PROMPT ->
In the entries, find all lines that hold the word "React" and copy them.

______________________________

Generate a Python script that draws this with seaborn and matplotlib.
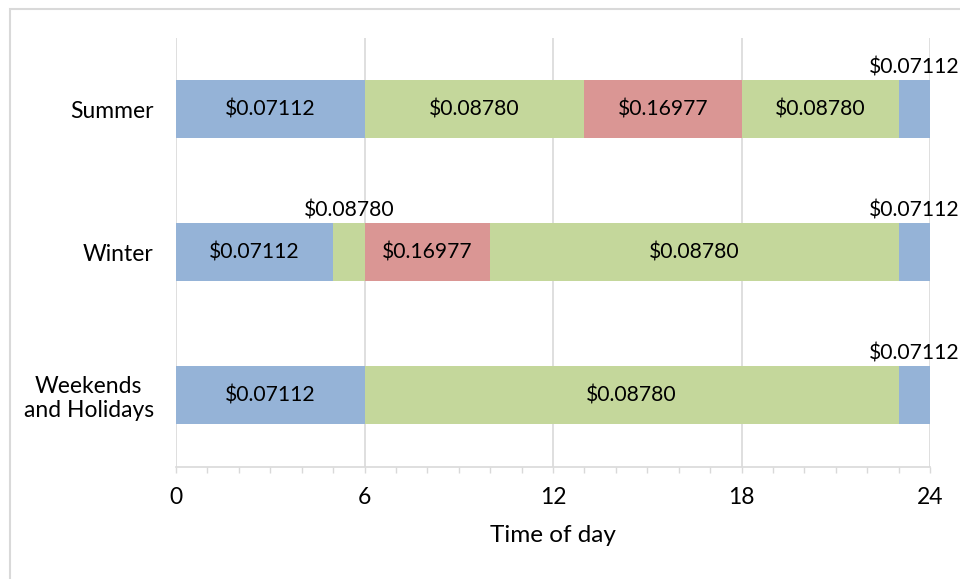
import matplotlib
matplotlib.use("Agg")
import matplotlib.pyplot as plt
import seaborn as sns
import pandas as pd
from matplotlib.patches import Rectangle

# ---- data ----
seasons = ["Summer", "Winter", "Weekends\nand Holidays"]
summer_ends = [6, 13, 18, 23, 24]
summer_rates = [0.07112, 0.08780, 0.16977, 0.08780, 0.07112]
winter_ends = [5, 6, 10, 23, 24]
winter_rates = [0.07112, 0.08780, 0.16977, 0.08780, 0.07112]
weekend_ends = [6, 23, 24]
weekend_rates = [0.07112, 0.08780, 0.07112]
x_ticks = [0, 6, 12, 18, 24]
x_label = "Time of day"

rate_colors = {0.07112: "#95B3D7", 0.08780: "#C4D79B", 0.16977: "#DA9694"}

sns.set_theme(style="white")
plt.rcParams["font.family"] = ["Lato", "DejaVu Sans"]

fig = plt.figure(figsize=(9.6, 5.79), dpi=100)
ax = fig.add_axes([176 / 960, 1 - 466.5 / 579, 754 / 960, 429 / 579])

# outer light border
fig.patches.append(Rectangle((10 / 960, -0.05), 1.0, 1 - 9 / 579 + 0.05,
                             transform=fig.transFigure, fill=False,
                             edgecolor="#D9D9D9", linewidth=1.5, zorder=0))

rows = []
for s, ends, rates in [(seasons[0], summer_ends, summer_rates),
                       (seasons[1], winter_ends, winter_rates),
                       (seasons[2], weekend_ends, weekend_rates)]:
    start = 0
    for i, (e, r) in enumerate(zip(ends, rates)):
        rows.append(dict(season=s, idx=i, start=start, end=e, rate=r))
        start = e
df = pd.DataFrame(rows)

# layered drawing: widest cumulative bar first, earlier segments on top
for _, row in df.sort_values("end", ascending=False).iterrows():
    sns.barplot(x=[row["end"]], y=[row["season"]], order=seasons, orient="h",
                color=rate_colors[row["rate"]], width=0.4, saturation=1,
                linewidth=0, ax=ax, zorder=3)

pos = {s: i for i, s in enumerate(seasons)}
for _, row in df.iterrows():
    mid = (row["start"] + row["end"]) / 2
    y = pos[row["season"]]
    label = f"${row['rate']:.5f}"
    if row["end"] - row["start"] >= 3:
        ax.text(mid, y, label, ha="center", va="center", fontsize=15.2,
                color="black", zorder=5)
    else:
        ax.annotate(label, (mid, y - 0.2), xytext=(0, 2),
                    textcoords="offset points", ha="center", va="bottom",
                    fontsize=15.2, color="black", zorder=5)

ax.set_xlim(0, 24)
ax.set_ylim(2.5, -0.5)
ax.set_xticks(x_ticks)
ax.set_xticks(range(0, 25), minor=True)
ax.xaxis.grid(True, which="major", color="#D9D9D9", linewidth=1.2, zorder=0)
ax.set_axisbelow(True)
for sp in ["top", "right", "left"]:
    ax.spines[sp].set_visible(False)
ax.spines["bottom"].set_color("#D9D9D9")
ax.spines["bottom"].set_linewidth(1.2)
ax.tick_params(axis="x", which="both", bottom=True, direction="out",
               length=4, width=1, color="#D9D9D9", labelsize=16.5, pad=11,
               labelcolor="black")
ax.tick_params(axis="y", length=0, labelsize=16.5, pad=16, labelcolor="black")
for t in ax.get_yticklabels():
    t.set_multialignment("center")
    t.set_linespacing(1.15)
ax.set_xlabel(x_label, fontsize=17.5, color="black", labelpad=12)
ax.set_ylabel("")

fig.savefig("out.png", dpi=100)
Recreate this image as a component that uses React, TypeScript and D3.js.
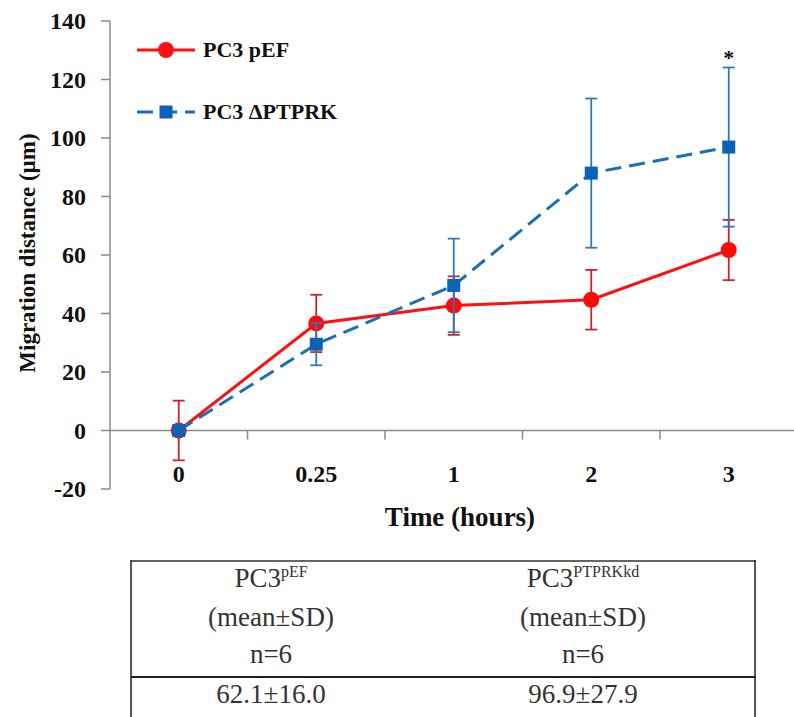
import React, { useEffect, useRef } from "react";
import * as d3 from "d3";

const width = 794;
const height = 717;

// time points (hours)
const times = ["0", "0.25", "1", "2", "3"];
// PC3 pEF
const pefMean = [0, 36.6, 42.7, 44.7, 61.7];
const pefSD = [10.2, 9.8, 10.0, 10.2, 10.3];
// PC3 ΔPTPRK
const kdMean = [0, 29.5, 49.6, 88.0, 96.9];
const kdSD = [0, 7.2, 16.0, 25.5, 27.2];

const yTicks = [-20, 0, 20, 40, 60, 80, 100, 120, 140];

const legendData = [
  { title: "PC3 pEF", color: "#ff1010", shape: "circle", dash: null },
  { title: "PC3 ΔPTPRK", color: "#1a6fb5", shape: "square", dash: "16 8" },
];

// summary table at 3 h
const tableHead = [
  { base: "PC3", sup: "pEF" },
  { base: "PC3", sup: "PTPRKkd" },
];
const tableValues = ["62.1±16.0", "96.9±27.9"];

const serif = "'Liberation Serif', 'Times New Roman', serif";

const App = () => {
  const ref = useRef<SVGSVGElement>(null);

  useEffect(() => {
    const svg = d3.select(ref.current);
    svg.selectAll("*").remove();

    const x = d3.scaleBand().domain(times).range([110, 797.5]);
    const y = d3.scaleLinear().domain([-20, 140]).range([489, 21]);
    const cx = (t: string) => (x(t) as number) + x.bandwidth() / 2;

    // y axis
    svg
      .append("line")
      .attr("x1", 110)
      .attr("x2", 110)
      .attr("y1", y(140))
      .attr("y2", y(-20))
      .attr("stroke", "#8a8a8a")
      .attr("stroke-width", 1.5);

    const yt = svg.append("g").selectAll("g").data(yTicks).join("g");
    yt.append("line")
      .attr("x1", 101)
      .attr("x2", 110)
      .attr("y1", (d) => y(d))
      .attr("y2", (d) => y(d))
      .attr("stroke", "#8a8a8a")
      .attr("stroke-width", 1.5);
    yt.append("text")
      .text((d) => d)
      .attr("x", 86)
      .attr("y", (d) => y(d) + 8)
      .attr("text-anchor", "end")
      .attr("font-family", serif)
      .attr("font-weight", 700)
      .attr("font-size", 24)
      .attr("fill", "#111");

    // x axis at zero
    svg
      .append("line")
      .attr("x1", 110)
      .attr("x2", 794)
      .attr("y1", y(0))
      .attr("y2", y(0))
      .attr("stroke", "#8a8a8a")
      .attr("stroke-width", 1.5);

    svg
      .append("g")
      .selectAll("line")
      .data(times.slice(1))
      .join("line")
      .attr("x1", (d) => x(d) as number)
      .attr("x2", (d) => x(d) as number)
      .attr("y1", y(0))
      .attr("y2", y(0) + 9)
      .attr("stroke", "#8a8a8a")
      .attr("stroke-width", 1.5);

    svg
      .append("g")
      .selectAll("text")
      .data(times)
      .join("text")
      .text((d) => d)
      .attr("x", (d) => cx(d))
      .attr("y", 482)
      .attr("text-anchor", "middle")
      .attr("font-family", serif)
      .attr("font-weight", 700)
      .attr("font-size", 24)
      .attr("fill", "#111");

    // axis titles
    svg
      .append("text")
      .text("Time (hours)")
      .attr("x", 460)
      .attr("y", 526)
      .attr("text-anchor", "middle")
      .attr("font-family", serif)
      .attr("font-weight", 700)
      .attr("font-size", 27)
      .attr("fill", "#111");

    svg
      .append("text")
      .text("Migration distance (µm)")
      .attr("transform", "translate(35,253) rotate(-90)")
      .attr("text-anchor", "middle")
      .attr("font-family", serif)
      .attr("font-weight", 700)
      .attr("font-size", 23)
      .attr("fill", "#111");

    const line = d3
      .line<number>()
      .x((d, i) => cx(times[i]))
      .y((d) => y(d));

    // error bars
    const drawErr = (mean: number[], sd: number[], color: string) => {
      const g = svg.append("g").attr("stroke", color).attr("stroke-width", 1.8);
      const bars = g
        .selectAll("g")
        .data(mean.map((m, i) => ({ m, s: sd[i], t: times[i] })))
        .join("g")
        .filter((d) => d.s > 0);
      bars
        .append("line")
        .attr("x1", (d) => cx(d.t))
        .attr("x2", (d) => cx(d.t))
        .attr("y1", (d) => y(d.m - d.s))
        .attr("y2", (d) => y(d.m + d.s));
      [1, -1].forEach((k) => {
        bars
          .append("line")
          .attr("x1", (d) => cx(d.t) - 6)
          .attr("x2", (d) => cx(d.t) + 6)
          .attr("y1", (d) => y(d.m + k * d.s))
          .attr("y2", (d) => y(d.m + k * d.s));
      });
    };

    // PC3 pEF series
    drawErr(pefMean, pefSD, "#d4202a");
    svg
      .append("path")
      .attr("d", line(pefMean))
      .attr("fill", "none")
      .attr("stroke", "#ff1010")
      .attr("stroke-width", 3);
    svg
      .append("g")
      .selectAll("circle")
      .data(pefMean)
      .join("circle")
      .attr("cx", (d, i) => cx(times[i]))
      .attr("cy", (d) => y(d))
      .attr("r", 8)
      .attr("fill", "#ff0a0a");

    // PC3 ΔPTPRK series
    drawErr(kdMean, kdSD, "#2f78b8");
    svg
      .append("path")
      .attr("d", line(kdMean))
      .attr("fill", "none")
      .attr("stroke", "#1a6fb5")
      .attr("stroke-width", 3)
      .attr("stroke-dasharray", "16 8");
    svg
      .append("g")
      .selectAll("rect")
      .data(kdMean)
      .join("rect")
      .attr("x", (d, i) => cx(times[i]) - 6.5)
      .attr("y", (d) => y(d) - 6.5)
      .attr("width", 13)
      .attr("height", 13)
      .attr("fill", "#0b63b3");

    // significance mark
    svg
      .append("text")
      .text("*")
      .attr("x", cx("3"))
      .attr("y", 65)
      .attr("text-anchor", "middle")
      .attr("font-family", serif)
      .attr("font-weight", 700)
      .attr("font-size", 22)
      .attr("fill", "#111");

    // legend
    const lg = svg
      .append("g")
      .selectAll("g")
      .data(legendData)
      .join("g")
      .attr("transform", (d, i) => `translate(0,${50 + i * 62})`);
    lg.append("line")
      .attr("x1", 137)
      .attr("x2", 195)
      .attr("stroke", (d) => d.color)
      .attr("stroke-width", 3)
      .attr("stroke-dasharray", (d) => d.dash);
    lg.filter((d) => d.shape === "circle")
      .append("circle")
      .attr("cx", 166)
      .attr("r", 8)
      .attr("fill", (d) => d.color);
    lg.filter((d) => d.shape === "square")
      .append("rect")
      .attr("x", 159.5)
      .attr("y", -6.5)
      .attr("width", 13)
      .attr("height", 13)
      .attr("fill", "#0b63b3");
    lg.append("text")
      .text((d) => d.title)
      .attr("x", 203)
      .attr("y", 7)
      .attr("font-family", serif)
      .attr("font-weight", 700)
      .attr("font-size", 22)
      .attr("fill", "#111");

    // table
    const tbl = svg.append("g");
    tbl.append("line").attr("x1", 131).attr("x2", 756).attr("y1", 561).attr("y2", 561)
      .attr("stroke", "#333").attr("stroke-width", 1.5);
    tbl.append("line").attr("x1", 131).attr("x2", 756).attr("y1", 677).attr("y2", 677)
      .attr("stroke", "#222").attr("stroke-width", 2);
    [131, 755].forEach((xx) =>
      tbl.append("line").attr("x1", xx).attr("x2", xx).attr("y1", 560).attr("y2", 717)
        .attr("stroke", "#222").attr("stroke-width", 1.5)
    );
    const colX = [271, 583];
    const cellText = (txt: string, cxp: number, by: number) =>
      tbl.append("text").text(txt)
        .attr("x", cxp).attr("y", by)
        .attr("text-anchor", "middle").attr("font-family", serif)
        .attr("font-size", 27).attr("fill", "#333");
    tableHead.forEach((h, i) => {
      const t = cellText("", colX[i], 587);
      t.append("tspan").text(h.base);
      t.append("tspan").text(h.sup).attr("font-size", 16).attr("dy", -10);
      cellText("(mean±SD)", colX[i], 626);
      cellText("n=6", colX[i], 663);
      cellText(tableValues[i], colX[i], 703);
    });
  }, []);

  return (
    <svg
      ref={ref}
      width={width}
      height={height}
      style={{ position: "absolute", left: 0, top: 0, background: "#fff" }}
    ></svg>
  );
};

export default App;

______________________________

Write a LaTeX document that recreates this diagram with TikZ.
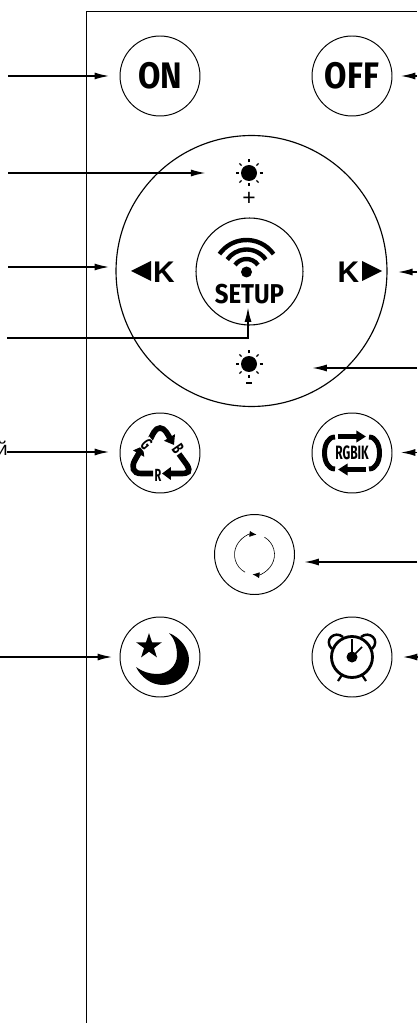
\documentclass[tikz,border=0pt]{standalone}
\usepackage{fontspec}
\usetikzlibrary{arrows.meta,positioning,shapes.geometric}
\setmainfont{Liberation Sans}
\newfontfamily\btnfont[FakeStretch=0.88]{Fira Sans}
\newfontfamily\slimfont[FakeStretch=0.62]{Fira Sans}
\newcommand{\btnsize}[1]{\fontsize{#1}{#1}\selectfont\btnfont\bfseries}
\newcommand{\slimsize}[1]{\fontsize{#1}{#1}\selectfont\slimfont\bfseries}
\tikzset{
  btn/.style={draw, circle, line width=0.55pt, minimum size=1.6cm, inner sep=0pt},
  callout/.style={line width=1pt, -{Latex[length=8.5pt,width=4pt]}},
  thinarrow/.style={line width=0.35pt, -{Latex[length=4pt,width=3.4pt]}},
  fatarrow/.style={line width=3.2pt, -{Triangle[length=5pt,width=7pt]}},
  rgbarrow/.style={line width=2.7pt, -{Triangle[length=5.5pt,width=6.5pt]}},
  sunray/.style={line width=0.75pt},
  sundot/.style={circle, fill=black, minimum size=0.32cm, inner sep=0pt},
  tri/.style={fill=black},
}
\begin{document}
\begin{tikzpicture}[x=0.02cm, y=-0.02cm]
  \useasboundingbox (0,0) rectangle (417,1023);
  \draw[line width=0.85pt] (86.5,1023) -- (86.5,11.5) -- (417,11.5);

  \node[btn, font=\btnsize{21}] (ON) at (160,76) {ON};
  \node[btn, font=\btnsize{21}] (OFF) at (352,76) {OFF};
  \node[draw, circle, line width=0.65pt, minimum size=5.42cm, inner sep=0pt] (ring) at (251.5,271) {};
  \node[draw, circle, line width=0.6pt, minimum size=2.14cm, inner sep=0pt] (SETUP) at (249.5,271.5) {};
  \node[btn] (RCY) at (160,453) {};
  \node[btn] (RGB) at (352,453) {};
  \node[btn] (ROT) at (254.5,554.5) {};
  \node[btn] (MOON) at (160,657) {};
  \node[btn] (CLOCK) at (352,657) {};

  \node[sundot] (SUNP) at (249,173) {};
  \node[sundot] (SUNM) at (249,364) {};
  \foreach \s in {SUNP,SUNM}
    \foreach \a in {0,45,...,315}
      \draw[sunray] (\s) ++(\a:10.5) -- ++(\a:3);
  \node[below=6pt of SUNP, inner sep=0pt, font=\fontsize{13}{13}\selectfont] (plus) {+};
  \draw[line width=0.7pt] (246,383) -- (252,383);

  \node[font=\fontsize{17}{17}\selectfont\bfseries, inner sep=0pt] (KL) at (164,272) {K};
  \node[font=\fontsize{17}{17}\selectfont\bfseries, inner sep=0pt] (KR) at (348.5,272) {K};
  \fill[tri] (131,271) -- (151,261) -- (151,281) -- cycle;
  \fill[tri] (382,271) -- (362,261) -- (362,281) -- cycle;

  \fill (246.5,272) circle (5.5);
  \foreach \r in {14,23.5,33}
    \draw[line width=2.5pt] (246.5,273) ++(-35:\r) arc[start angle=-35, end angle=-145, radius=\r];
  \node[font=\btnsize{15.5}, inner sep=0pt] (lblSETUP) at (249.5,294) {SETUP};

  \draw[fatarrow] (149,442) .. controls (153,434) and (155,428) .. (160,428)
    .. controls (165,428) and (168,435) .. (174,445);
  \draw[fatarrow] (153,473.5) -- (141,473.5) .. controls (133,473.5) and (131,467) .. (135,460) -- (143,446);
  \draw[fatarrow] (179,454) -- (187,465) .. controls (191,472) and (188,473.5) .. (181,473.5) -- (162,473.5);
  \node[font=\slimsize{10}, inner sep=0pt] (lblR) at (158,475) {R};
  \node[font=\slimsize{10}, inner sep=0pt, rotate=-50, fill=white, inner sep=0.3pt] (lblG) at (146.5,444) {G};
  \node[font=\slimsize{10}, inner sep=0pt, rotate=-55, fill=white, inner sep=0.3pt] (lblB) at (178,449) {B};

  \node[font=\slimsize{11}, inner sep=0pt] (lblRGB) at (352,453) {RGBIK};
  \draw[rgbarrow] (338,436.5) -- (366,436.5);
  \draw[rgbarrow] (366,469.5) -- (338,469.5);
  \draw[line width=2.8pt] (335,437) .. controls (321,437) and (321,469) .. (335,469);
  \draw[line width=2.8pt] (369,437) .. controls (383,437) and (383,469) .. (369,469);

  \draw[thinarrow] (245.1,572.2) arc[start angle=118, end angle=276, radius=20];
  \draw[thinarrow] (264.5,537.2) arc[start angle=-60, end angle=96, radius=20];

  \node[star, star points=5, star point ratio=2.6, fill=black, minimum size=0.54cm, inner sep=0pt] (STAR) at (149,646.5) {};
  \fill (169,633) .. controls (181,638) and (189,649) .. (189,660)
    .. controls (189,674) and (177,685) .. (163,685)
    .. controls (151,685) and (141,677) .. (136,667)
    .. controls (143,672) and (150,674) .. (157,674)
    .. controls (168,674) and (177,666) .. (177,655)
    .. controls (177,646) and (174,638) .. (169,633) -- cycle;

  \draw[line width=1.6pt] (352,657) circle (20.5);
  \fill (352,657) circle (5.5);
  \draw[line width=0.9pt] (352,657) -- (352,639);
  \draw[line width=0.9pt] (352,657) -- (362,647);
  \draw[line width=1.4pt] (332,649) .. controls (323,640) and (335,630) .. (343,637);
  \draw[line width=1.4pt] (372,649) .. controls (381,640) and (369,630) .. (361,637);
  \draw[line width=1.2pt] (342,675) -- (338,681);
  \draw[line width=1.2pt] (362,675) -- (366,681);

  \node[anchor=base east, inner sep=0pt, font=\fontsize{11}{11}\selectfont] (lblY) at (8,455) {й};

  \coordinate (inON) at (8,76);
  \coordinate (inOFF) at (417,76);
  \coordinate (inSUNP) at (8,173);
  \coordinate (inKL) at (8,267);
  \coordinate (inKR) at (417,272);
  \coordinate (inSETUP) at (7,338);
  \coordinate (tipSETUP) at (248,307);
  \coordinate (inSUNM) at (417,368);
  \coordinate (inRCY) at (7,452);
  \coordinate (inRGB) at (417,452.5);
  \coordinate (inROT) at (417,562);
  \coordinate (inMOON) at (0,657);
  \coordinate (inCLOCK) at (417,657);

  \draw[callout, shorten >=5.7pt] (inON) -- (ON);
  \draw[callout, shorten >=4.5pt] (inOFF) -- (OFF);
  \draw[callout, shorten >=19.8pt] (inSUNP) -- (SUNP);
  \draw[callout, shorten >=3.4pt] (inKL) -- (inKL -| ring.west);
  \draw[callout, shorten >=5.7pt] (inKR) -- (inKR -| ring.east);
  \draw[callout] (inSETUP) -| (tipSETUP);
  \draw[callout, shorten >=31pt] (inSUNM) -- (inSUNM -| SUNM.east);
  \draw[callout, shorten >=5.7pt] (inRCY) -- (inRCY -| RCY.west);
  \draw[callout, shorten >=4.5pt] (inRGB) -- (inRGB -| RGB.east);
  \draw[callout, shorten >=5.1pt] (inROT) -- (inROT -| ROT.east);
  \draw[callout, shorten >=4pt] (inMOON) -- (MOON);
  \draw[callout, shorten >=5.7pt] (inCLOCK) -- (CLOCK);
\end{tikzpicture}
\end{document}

______________________________

WRITTEN SOLUTION ->
Recreate this image as a component that uses React, TypeScript and D3.js.
import React, { useEffect, useRef } from "react";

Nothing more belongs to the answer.